The simulation results show that when the return period was 2 years, i.e., when the Thiessen mean rainfall was approximately 500 mm, cross-watershed runoff occurred in two areas inside the study area: the area near the estuary and the area about 30 km upstream of the estuary. When the return period was 25 years, i.e., when the Thiessen mean rainfall was about 1300 mm, the size and depth of the areas where cross-watershed runoff occurred became relatively stable, as the flow volume was insufficient to affect higher elevation areas. The DEM data showed that the elevation of the Kaoping River watershed was slightly higher than the Donggang River watershed in both of the cross-watershed runoff areas, causing runoff during the initial stages of rainfall to flow from the Kaoping River watershed to the Donggang River watershed. When the rainfall increased, the difference in the water level between the two watersheds decreased, and the flow was no longer limited to the direction from the Kaoping River watershed to the Donggang River watershed, but was more dependent on the water level rising speed of the two watersheds’ upstream areas.
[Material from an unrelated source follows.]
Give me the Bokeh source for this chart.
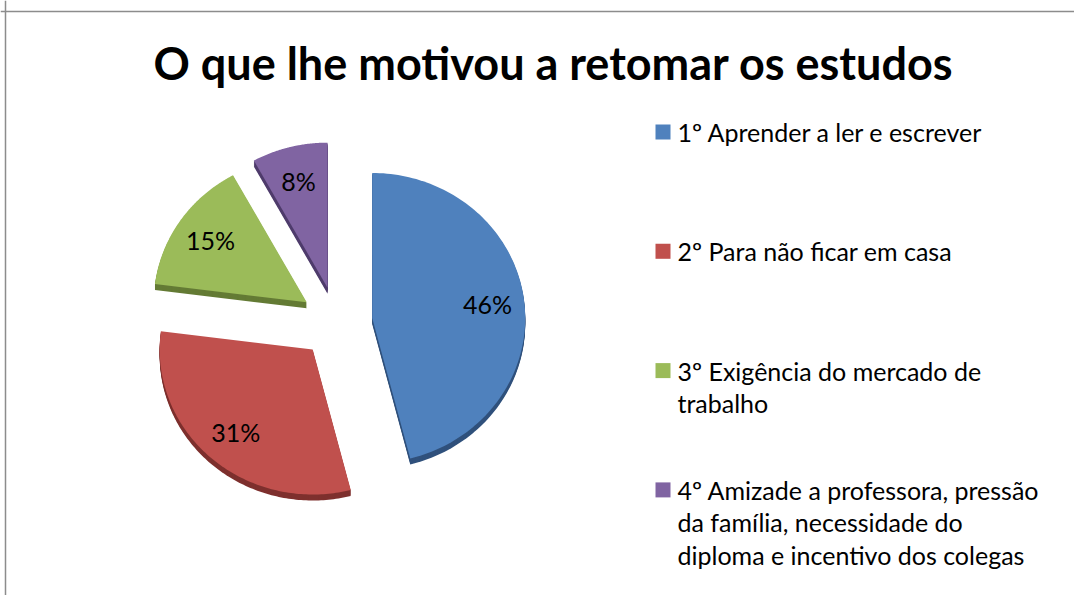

According to land use surveys of the study area, cross-watershed runoff mainly occurred in developed regions, for e.g., land used for agriculture, buildings, and transportation. The correlation between cross-watershed runoff-prone areas and developed regions showed that development changes the runoff behavior, with behavior changes especially significant in highly developed urban areas, which causes the cross-watershed runoff phenomenon to occur. Cross-watershed runoff causes flood mitigation strategies in the related watersheds to fall short of flood protection design standards. When conducting integrated flood mitigation management in the future, runoff from adjacent watersheds must also be considered, in addition to the normal runoff from a watershed. The proposed change should help achieve Goal 11 (Sustainable Cities and Communities) and Goal 13 (Climate Action) of the Sustainable Development Goals (SDGs), by reducing the damage from natural disasters and increasing the resilience and sustainability of human settlements.